SET PROBLEM = Give the listing again character for character, but drop the images.
## Begin
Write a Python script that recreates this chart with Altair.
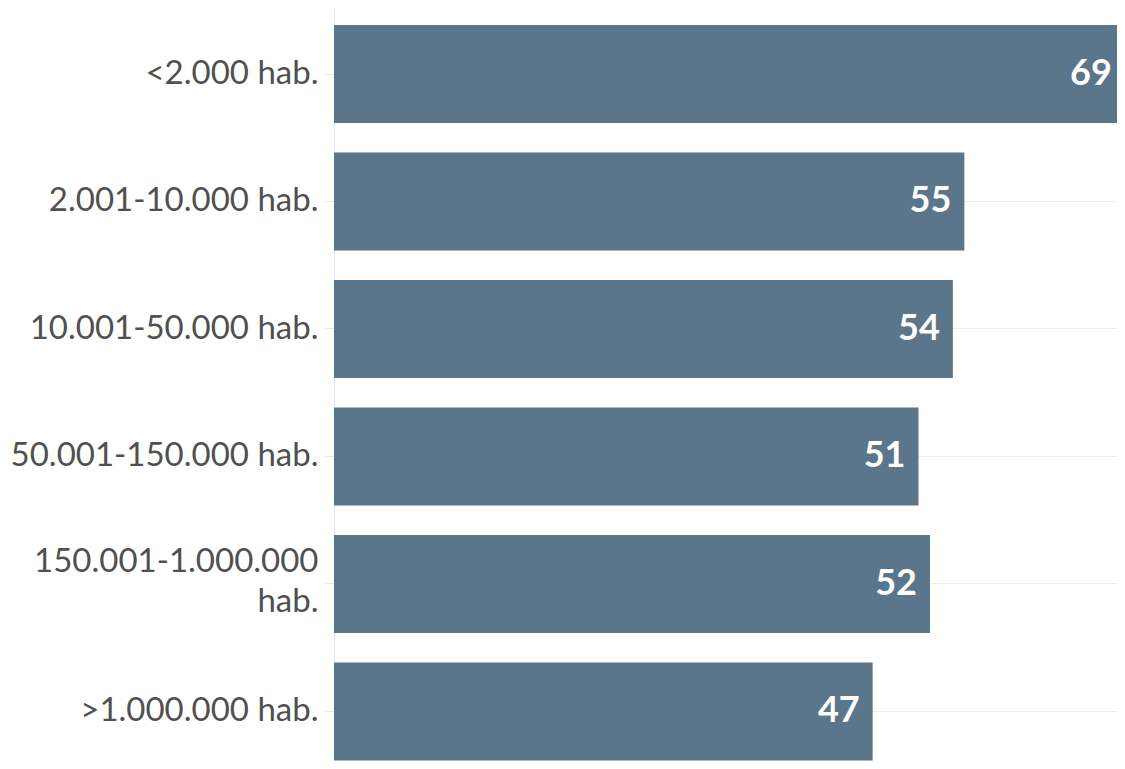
import altair as alt
import pandas as pd

categories = [
    "<2.000 hab.",
    "2.001-10.000 hab.",
    "10.001-50.000 hab.",
    "50.001-150.000 hab.",
    "150.001-1.000.000 hab.",
    ">1.000.000 hab.",
]
values = [69, 55, 54, 51, 52, 47]

df = pd.DataFrame({"category": categories, "value": values})

FONT = "Lato"
LONG = "150.001-1.000.000 hab."

y_enc = alt.Y(
    "category:N",
    sort=None,
    scale=alt.Scale(paddingInner=0.231, paddingOuter=0.0686, align=0.971),
    axis=alt.Axis(
        title=None,
        labelFont=FONT,
        labelFontSize=33,
        labelColor="#505050",
        labelPadding=6,
        labelLineHeight=40,
        labelLimit=400,
        labelOffset={"condition": {"test": f"datum.value == '{LONG}'", "value": -22}, "value": 0},
        tickColor="#e8e8e8",
        tickSize=10,
        domainColor="#e8e8e8",
        grid=True,
        gridColor="#ececec",
        bandPosition=0.5,
        minExtent=326,
        maxExtent=326,
        labelExpr=f"datum.label == '{LONG}' ? ['150.001-1.000.000', 'hab.'] : datum.label",
    ),
)
x_enc = alt.X(
    "value:Q",
    scale=alt.Scale(domain=[0, 68.32], nice=False, zero=True),
    axis=None,
)

base = alt.Chart(df).encode(y=y_enc, x=x_enc)

bars = base.mark_bar(color="#5b758b", clip=True)
labels = base.mark_text(
    align="right",
    baseline="middle",
    dx=-13,
    color="white",
    font=FONT,
    fontWeight="bold",
    fontSize=36,
).encode(text="value:Q")

chart = (
    (bars + labels)
    .properties(width=783, height=753, padding={"left": 0, "top": 0, "right": 0, "bottom": 0})
    .configure_view(strokeWidth=0)
)

chart.save("out.html", embed_options={"renderer": "svg", "actions": False})
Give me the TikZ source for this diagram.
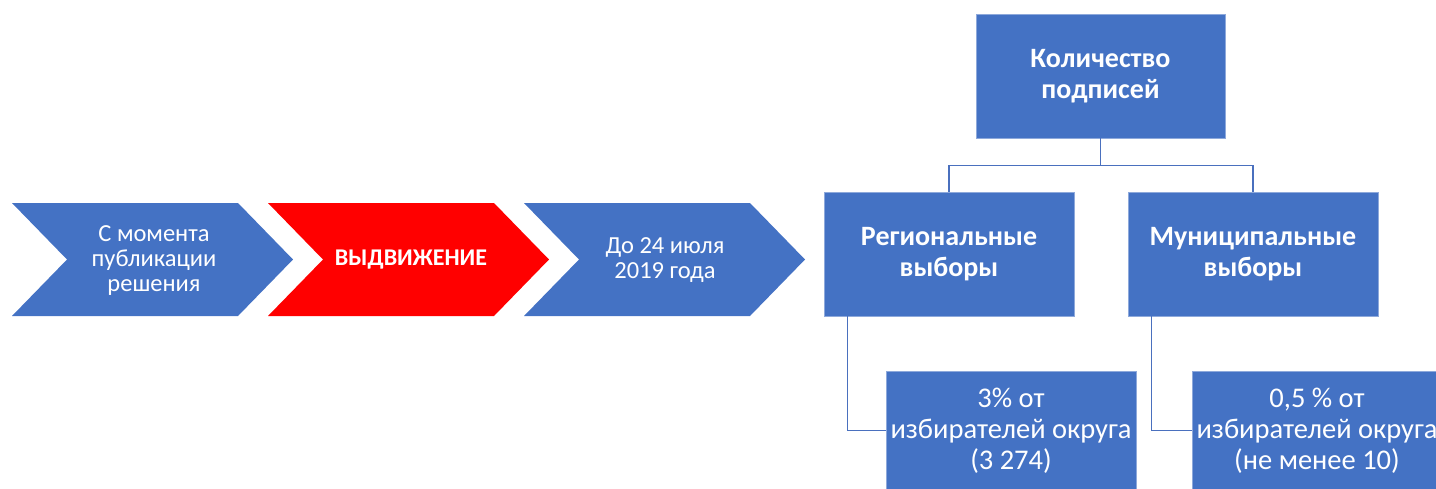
\documentclass[tikz,border=0pt]{standalone}
\usepackage{fontspec}
\setmainfont{Carlito}
\definecolor{blu}{HTML}{4472C4}
\definecolor{rd}{HTML}{FF0000}
\definecolor{edgec}{HTML}{8EA9DB}
\definecolor{connc}{HTML}{4A70BE}
\begin{document}
\begin{tikzpicture}[x=1pt,y=-1pt,
  chev/.style={draw=none},
  chevtext/.style={text=white,align=center,font=\fontsize{24.5}{25}\selectfont,inner sep=0pt},
  box/.style={fill=blu,draw=edgec,line width=0.8pt,text=white,align=center,inner sep=0pt,minimum width=249pt,minimum height=124pt},
  titlefont/.style={font=\bfseries\fontsize{28}{30.5}\selectfont},
  lowfont/.style={font=\fontsize{28.5}{31}\selectfont,minimum height=119pt},
  conn/.style={draw=connc,line width=1.4pt}]
\useasboundingbox (0,0) rectangle (1436,488);
\clip (0,0) rectangle (1436,488);
% chevrons
\fill[chev,blu] (12,203) -- (238,203) -- (293,259.5) -- (238,316) -- (12,316) -- (67,259.5) -- cycle;
\fill[chev,rd] (268,203) -- (494,203) -- (549,259.5) -- (494,316) -- (268,316) -- (323,259.5) -- cycle;
\fill[chev,blu] (524,203) -- (750,203) -- (805,259.5) -- (750,316) -- (524,316) -- (579,259.5) -- cycle;
\node[chevtext] (c1) at (154,261) {С момента\\публикации\\решения};
\node[chevtext,font=\bfseries\fontsize{24}{25}\selectfont] (c2) at (411,260) {ВЫДВИЖЕНИЕ};
\node[chevtext] (c3) at (665,260) {До 24 июля\\2019 года};
% boxes
\node[box,titlefont] (top) at (1100.5,76) {Количество\\подписей};
\node[box,titlefont,minimum width=250pt] (reg) at (949,254) {Региональные\\выборы};
\node[box,titlefont,minimum width=250pt] (mun) at (1253,254) {Муниципальные\\выборы};
\node[box,lowfont,minimum width=250pt] (p1) at (1011,430.5) {3\% от\\избирателей округа\\(3 274)};
\node[box,lowfont,minimum width=250pt] (p2) at (1317,430.5) {0,5 \% от\\избирателей округа\\(не менее 10)};
% connectors
\draw[conn] (top.south) -- ++(0,27) -| (reg.north);
\draw[conn] (top.south) -- ++(0,27) -| (mun.north);
\draw[conn] ([xshift=24pt]reg.south west) |- (p1.west);
\draw[conn] ([xshift=24pt]mun.south west) |- (p2.west);
\end{tikzpicture}
\end{document}
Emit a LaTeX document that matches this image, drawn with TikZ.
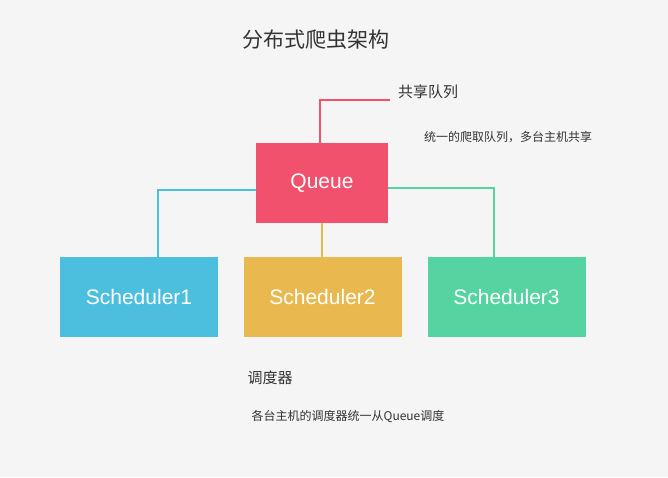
\documentclass[tikz,border=0pt]{standalone}
\usepackage{fontspec}
\setmainfont{Liberation Sans}
\newfontfamily\cjk{Noto Sans CJK SC}
\definecolor{bg}{HTML}{F5F5F5}
\definecolor{qred}{HTML}{F2516D}
\definecolor{sblue}{HTML}{4CBFDF}
\definecolor{syel}{HTML}{E9B950}
\definecolor{sgreen}{HTML}{55D3A1}
\definecolor{txt}{HTML}{333333}
\begin{document}
\begin{tikzpicture}[x=1pt,y=-1pt,
  box/.style={minimum width=158pt,minimum height=80pt,inner sep=0pt,text=white,font=\fontsize{21}{24}\selectfont},
  conn/.style={line width=1.5pt}]
\fill[bg] (0,0) rectangle (668,477);
\useasboundingbox (0,0) rectangle (668,477);
\node[text=txt,font=\cjk\fontsize{21}{24}\selectfont] (title) at (316,40) {分布式爬虫架构};
\node[box,fill=qred,minimum width=132pt] (q) at (322,183) {Queue};
\node[box,fill=sblue] (s1) at (139,297) {Scheduler1};
\node[box,fill=syel] (s2) at (322.5,297) {Scheduler2};
\node[box,fill=sgreen] (s3) at (506.5,297) {Scheduler3};
\coordinate (tend) at (390,100);
\draw[conn,qred] (q.north -| 320,0) |- (tend);
\draw[conn,sblue] (q.west |- 0,190) -| (s1.north -| 158,0);
\draw[conn,syel] (q.south) -- (s2.north -| q.south);
\draw[conn,sgreen] (q.east |- 0,188) -| (s3.north -| 494,0);
\node[text=txt,font=\cjk\fontsize{15}{18}\selectfont] (l1) at (428,92) {共享队列};
\node[text=txt,font=\cjk\fontsize{12}{14}\selectfont] (l2) at (508,137) {统一的爬取队列，多台主机共享};
\node[text=txt,font=\cjk\fontsize{15}{18}\selectfont] (l3) at (270,378) {调度器};
\node[text=txt,font=\cjk\fontsize{12}{14}\selectfont] (l4) at (348,417) {各台主机的调度器统一从Queue调度};
\end{tikzpicture}
\end{document}
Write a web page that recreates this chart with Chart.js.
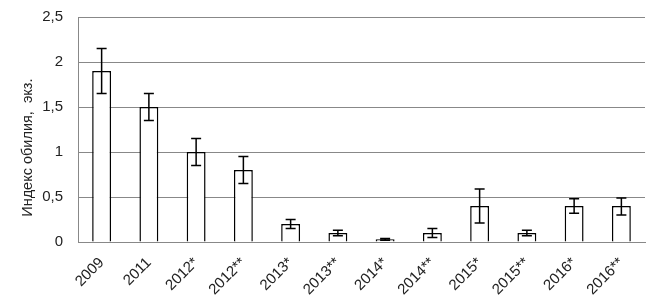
## End
ANSWER TO THIS TASK =
Write a Python script that recreates this chart with Altair.
import altair as alt
import pandas as pd

categories = [
    "<2.000 hab.",
    "2.001-10.000 hab.",
    "10.001-50.000 hab.",
    "50.001-150.000 hab.",
    "150.001-1.000.000 hab.",
    ">1.000.000 hab.",
]
values = [69, 55, 54, 51, 52, 47]

df = pd.DataFrame({"category": categories, "value": values})

FONT = "Lato"
LONG = "150.001-1.000.000 hab."

y_enc = alt.Y(
    "category:N",
    sort=None,
    scale=alt.Scale(paddingInner=0.231, paddingOuter=0.0686, align=0.971),
    axis=alt.Axis(
        title=None,
        labelFont=FONT,
        labelFontSize=33,
        labelColor="#505050",
        labelPadding=6,
        labelLineHeight=40,
        labelLimit=400,
        labelOffset={"condition": {"test": f"datum.value == '{LONG}'", "value": -22}, "value": 0},
        tickColor="#e8e8e8",
        tickSize=10,
        domainColor="#e8e8e8",
        grid=True,
        gridColor="#ececec",
        bandPosition=0.5,
        minExtent=326,
        maxExtent=326,
        labelExpr=f"datum.label == '{LONG}' ? ['150.001-1.000.000', 'hab.'] : datum.label",
    ),
)
x_enc = alt.X(
    "value:Q",
    scale=alt.Scale(domain=[0, 68.32], nice=False, zero=True),
    axis=None,
)

base = alt.Chart(df).encode(y=y_enc, x=x_enc)

bars = base.mark_bar(color="#5b758b", clip=True)
labels = base.mark_text(
    align="right",
    baseline="middle",
    dx=-13,
    color="white",
    font=FONT,
    fontWeight="bold",
    fontSize=36,
).encode(text="value:Q")

chart = (
    (bars + labels)
    .properties(width=783, height=753, padding={"left": 0, "top": 0, "right": 0, "bottom": 0})
    .configure_view(strokeWidth=0)
)

chart.save("out.html", embed_options={"renderer": "svg", "actions": False})
Give me the TikZ source for this diagram.
\documentclass[tikz,border=0pt]{standalone}
\usepackage{fontspec}
\setmainfont{Carlito}
\definecolor{blu}{HTML}{4472C4}
\definecolor{rd}{HTML}{FF0000}
\definecolor{edgec}{HTML}{8EA9DB}
\definecolor{connc}{HTML}{4A70BE}
\begin{document}
\begin{tikzpicture}[x=1pt,y=-1pt,
  chev/.style={draw=none},
  chevtext/.style={text=white,align=center,font=\fontsize{24.5}{25}\selectfont,inner sep=0pt},
  box/.style={fill=blu,draw=edgec,line width=0.8pt,text=white,align=center,inner sep=0pt,minimum width=249pt,minimum height=124pt},
  titlefont/.style={font=\bfseries\fontsize{28}{30.5}\selectfont},
  lowfont/.style={font=\fontsize{28.5}{31}\selectfont,minimum height=119pt},
  conn/.style={draw=connc,line width=1.4pt}]
\useasboundingbox (0,0) rectangle (1436,488);
\clip (0,0) rectangle (1436,488);
% chevrons
\fill[chev,blu] (12,203) -- (238,203) -- (293,259.5) -- (238,316) -- (12,316) -- (67,259.5) -- cycle;
\fill[chev,rd] (268,203) -- (494,203) -- (549,259.5) -- (494,316) -- (268,316) -- (323,259.5) -- cycle;
\fill[chev,blu] (524,203) -- (750,203) -- (805,259.5) -- (750,316) -- (524,316) -- (579,259.5) -- cycle;
\node[chevtext] (c1) at (154,261) {С момента\\публикации\\решения};
\node[chevtext,font=\bfseries\fontsize{24}{25}\selectfont] (c2) at (411,260) {ВЫДВИЖЕНИЕ};
\node[chevtext] (c3) at (665,260) {До 24 июля\\2019 года};
% boxes
\node[box,titlefont] (top) at (1100.5,76) {Количество\\подписей};
\node[box,titlefont,minimum width=250pt] (reg) at (949,254) {Региональные\\выборы};
\node[box,titlefont,minimum width=250pt] (mun) at (1253,254) {Муниципальные\\выборы};
\node[box,lowfont,minimum width=250pt] (p1) at (1011,430.5) {3\% от\\избирателей округа\\(3 274)};
\node[box,lowfont,minimum width=250pt] (p2) at (1317,430.5) {0,5 \% от\\избирателей округа\\(не менее 10)};
% connectors
\draw[conn] (top.south) -- ++(0,27) -| (reg.north);
\draw[conn] (top.south) -- ++(0,27) -| (mun.north);
\draw[conn] ([xshift=24pt]reg.south west) |- (p1.west);
\draw[conn] ([xshift=24pt]mun.south west) |- (p2.west);
\end{tikzpicture}
\end{document}
Emit a LaTeX document that matches this image, drawn with TikZ.
\documentclass[tikz,border=0pt]{standalone}
\usepackage{fontspec}
\setmainfont{Liberation Sans}
\newfontfamily\cjk{Noto Sans CJK SC}
\definecolor{bg}{HTML}{F5F5F5}
\definecolor{qred}{HTML}{F2516D}
\definecolor{sblue}{HTML}{4CBFDF}
\definecolor{syel}{HTML}{E9B950}
\definecolor{sgreen}{HTML}{55D3A1}
\definecolor{txt}{HTML}{333333}
\begin{document}
\begin{tikzpicture}[x=1pt,y=-1pt,
  box/.style={minimum width=158pt,minimum height=80pt,inner sep=0pt,text=white,font=\fontsize{21}{24}\selectfont},
  conn/.style={line width=1.5pt}]
\fill[bg] (0,0) rectangle (668,477);
\useasboundingbox (0,0) rectangle (668,477);
\node[text=txt,font=\cjk\fontsize{21}{24}\selectfont] (title) at (316,40) {分布式爬虫架构};
\node[box,fill=qred,minimum width=132pt] (q) at (322,183) {Queue};
\node[box,fill=sblue] (s1) at (139,297) {Scheduler1};
\node[box,fill=syel] (s2) at (322.5,297) {Scheduler2};
\node[box,fill=sgreen] (s3) at (506.5,297) {Scheduler3};
\coordinate (tend) at (390,100);
\draw[conn,qred] (q.north -| 320,0) |- (tend);
\draw[conn,sblue] (q.west |- 0,190) -| (s1.north -| 158,0);
\draw[conn,syel] (q.south) -- (s2.north -| q.south);
\draw[conn,sgreen] (q.east |- 0,188) -| (s3.north -| 494,0);
\node[text=txt,font=\cjk\fontsize{15}{18}\selectfont] (l1) at (428,92) {共享队列};
\node[text=txt,font=\cjk\fontsize{12}{14}\selectfont] (l2) at (508,137) {统一的爬取队列，多台主机共享};
\node[text=txt,font=\cjk\fontsize{15}{18}\selectfont] (l3) at (270,378) {调度器};
\node[text=txt,font=\cjk\fontsize{12}{14}\selectfont] (l4) at (348,417) {各台主机的调度器统一从Queue调度};
\end{tikzpicture}
\end{document}
Write a web page that recreates this chart with Chart.js.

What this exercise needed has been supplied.